# HELP....rear brakes slowly leaking fluid....



## vr6l6rv (Dec 3, 2002)

I have a 93 corrado vr6 with MKIV rear brake upgrades with new boot seals and stainless steel lines...the issue is that the rear driver side is slowly leaking fluid from the top side of the banjo bolt and I don't know what is causing the leak. Both the crush washer are in the right place, it's been bled and both the banjo bolt and bleeder valve are torqued on tight. 

Could it be the caliper?

Any advice or suggestions on how to stop the leak will be greatly appreciated.

TIA.


----------



## Anony00GT (Mar 6, 2002)

Try replacing the crush washers and re-bleeding.


----------



## KG18t (Aug 9, 2006)

what he said, new washers.


----------



## vr6l6rv (Dec 3, 2002)

They are new washers but it doesn't hurt to try. I'll update.


----------



## KG18t (Aug 9, 2006)

are they a snug fit? is there room for them to be off center?


----------



## Anony00GT (Mar 6, 2002)

Yes but sometimes new washers don't crush and seal properly, even if they have been adequately tightened. Although it may not be textbook correct, it is OK to reuse the old washers.
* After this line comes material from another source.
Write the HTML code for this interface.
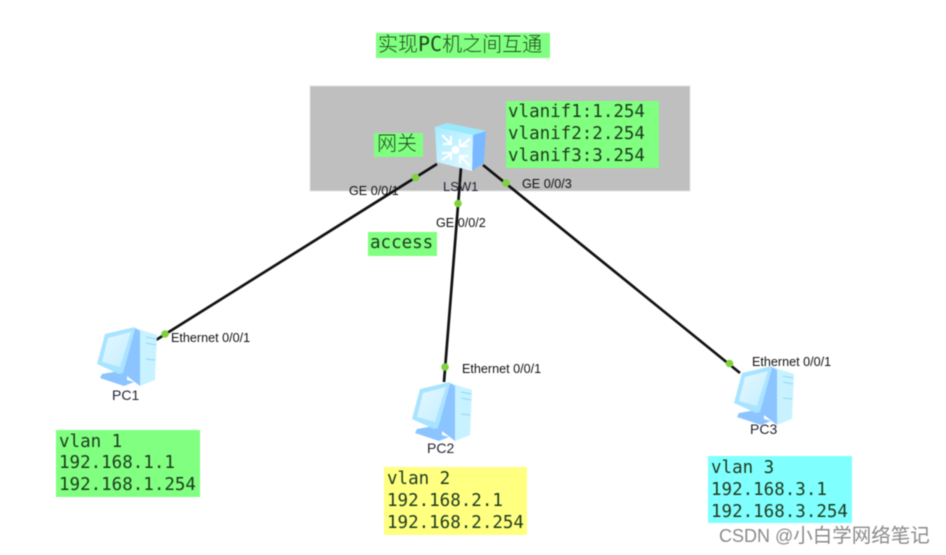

If you've still got the old ones laying around, I'd try them first and see if they seal.


----------



## vr6l6rv (Dec 3, 2002)

KG18t said:


> are they a snug fit? is there room for them to be off center?


The washers are not snugged, they were loose...I swapped the position of the washers (top to bottom, bottom to top) and re-torqued the bolt...it seems to be working, it's been 2 days and no leak. 

Thanks for your help.


----------